[Your task]
All lines from the beginning of the listing through the line with "plt.rcParams['font.family'] = ['Liberation" are to be copied word for word; the pictures are not.

[Data extracted from a collection]

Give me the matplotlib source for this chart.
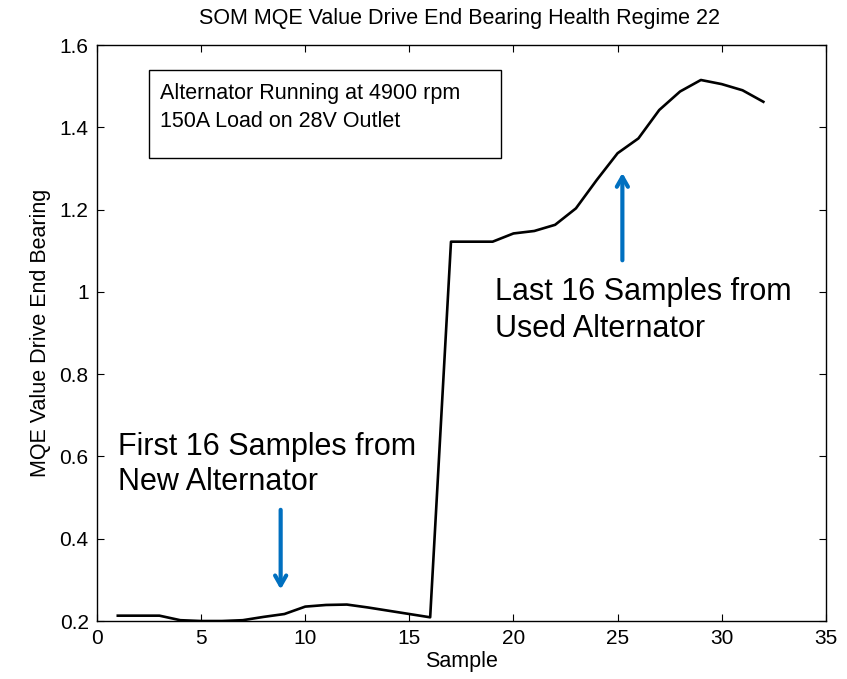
import matplotlib.pyplot as plt
from matplotlib.patches import Rectangle

plt.rcParams['font.family'] = ['Liberation Sans', 'DejaVu Sans']

# SOM MQE value per sample, drive end bearing
samples = list(range(1, 33))
mqe = [0.213, 0.213, 0.213, 0.202, 0.200, 0.200, 0.202, 0.210,
       0.217, 0.235, 0.239, 0.240, 0.233, 0.225, 0.217, 0.209,
       1.122, 1.122, 1.122, 1.142, 1.148, 1.163, 1.203, 1.272,
       1.337, 1.373, 1.442, 1.487, 1.515, 1.505, 1.490, 1.462]

xticks = [0, 5, 10, 15, 20, 25, 30, 35]
yticks = [0.2, 0.4, 0.6, 0.8, 1.0, 1.2, 1.4, 1.6]
ytick_labels = ['0.2', '0.4', '0.6', '0.8', '1', '1.2', '1.4', '1.6']

box_lines = ['Alternator Running at 4900 rpm', '150A Load on 28V Outlet']
new_lines = ['First 16 Samples from', 'New Alternator']
used_lines = ['Last 16 Samples from', 'Used Alternator']

fig = plt.figure(figsize=(8.47, 6.79), dpi=100)
ax = fig.add_axes([0.1145, 0.0854, 0.8605, 0.8483])

ax.plot(samples, mqe, color='black', lw=1.9)

ax.set_xlim(0, 35)
ax.set_ylim(0.2, 1.6)
ax.set_xticks(xticks)
ax.set_yticks(yticks)
ax.set_yticklabels(ytick_labels)
ax.tick_params(direction='in', length=5, top=True, right=True, labelsize=15, pad=6)
for s in ax.spines.values():
    s.set_linewidth(1.0)

ax.set_xlabel('Sample', fontsize=15.5, labelpad=2)
ax.set_ylabel('MQE Value Drive End Bearing', fontsize=15.5, labelpad=6)
fig.text(0.543, 0.973, 'SOM MQE Value Drive End Bearing Health Regime 22',
         ha='center', va='center', fontsize=15.5)

# operating conditions box
ax.add_patch(Rectangle((2.5, 1.325), 16.9, 0.214, fill=False, lw=1.0,
                       edgecolor='black', zorder=3))
for line, y in zip(box_lines, [1.469, 1.401]):
    ax.text(3.02, y, line, fontsize=15.5, va='baseline')

blue = '#0070C0'
head = '->,head_length=0.7,head_width=0.4'
ax.annotate('', xy=(8.82, 0.27), xytext=(8.82, 0.477),
            arrowprops=dict(arrowstyle=head, color=blue, lw=3))
ax.annotate('', xy=(25.23, 1.296), xytext=(25.23, 1.07),
            arrowprops=dict(arrowstyle=head, color=blue, lw=3))

for line, y in zip(new_lines, [0.603, 0.518]):
    ax.text(1.0, y, line, fontsize=22, va='baseline')
for line, y in zip(used_lines, [0.980, 0.890]):
    ax.text(19.1, y, line, fontsize=22, va='baseline')

fig.savefig('out.png', dpi=100)
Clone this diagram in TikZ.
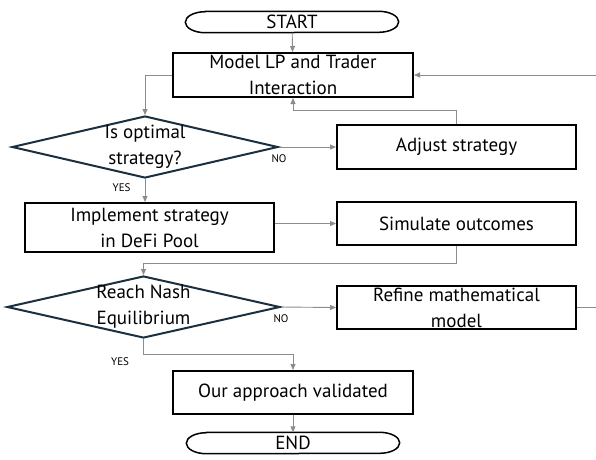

[Expected answer]
Give me the matplotlib source for this chart.
import matplotlib.pyplot as plt
from matplotlib.patches import Rectangle

plt.rcParams['font.family'] = ['Liberation Sans', 'DejaVu Sans']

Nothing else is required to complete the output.